▶ WHAT YOU HAVE TO DO:
Starting with the first line of the data below, copy each line up to and including the one containing "y_ticks = [0, 5, 10, 15, 20, 25, 30, 35, 40]". Pictures stay out.

▶ GIVEN MATERIAL:

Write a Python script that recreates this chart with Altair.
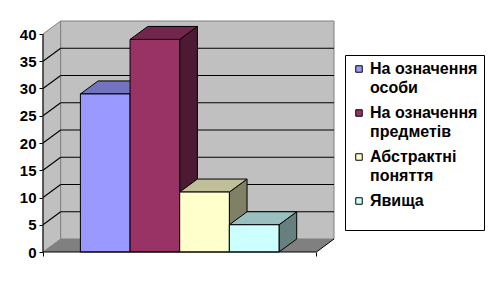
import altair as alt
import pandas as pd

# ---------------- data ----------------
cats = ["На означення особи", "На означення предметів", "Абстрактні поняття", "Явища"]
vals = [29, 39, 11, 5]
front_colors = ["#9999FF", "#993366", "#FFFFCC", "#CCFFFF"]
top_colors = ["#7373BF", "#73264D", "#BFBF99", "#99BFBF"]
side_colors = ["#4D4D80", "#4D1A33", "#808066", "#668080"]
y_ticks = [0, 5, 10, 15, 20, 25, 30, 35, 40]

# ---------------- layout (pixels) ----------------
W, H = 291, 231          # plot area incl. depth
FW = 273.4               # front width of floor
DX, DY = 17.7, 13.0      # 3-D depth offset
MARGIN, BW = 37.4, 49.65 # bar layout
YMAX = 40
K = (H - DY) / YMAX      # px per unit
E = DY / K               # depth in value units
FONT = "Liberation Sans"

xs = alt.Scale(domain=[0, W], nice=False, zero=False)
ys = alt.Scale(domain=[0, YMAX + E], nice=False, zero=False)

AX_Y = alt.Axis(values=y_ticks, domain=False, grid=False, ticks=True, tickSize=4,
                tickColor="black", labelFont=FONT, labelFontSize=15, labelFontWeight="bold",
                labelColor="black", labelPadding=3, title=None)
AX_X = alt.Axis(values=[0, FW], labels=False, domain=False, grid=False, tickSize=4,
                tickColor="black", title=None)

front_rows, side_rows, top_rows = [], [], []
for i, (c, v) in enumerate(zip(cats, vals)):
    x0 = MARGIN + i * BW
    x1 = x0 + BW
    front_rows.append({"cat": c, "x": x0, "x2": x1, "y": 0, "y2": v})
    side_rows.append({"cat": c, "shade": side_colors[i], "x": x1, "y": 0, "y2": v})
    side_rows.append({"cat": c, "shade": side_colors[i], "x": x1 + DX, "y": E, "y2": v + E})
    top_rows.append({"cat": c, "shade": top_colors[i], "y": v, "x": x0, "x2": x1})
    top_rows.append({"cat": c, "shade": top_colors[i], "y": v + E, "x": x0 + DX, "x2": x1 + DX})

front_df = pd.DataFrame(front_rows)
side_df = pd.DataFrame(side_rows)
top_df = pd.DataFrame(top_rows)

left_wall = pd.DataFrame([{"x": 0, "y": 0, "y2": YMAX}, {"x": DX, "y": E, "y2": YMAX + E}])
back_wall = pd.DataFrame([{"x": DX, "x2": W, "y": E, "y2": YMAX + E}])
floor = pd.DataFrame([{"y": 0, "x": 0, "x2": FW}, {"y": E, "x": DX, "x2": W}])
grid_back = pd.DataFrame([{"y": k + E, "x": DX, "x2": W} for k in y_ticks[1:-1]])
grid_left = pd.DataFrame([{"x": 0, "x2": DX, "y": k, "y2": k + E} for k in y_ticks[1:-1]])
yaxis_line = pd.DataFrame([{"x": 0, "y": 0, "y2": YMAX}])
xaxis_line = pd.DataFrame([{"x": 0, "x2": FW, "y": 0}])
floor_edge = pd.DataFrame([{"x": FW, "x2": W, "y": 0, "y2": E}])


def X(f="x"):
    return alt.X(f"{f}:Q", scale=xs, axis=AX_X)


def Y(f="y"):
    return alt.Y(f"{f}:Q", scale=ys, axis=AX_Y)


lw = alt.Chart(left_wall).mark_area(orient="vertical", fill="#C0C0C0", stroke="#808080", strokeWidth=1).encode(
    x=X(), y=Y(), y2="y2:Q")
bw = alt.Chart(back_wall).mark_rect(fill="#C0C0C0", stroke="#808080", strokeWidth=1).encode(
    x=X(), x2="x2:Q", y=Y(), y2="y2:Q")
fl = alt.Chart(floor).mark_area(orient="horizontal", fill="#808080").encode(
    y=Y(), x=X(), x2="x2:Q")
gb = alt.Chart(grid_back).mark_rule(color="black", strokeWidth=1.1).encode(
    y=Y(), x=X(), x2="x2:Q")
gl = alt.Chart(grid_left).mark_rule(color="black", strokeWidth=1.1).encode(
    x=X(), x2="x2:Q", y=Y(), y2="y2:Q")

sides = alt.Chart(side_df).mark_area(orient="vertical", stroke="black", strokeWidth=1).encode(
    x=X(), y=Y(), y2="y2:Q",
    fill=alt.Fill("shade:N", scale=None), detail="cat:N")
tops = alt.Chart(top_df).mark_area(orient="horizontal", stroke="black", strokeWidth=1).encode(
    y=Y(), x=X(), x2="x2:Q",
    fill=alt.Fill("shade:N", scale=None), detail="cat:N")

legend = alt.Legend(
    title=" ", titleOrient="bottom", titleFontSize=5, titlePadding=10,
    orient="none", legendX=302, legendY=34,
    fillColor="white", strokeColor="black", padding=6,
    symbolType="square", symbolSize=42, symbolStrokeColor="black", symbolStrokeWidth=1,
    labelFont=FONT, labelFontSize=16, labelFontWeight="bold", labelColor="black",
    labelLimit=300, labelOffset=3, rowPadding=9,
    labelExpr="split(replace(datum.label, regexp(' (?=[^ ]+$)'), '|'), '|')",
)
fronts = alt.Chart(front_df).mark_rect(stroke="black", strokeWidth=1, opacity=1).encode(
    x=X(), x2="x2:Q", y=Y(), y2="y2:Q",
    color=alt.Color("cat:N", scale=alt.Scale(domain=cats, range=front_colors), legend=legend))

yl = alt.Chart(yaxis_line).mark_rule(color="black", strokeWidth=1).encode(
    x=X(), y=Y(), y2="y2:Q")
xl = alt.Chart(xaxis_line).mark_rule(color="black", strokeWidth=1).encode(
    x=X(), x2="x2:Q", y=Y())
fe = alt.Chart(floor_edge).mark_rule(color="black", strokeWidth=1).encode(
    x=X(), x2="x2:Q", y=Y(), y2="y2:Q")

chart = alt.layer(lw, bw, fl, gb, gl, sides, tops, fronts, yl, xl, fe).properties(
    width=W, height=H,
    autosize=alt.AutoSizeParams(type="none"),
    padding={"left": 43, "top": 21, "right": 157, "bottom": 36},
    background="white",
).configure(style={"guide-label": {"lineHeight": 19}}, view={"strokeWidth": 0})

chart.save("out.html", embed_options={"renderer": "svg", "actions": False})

▶ FULL RESPONSE:
Write a Python script that recreates this chart with Altair.
import altair as alt
import pandas as pd

# ---------------- data ----------------
cats = ["На означення особи", "На означення предметів", "Абстрактні поняття", "Явища"]
vals = [29, 39, 11, 5]
front_colors = ["#9999FF", "#993366", "#FFFFCC", "#CCFFFF"]
top_colors = ["#7373BF", "#73264D", "#BFBF99", "#99BFBF"]
side_colors = ["#4D4D80", "#4D1A33", "#808066", "#668080"]
y_ticks = [0, 5, 10, 15, 20, 25, 30, 35, 40]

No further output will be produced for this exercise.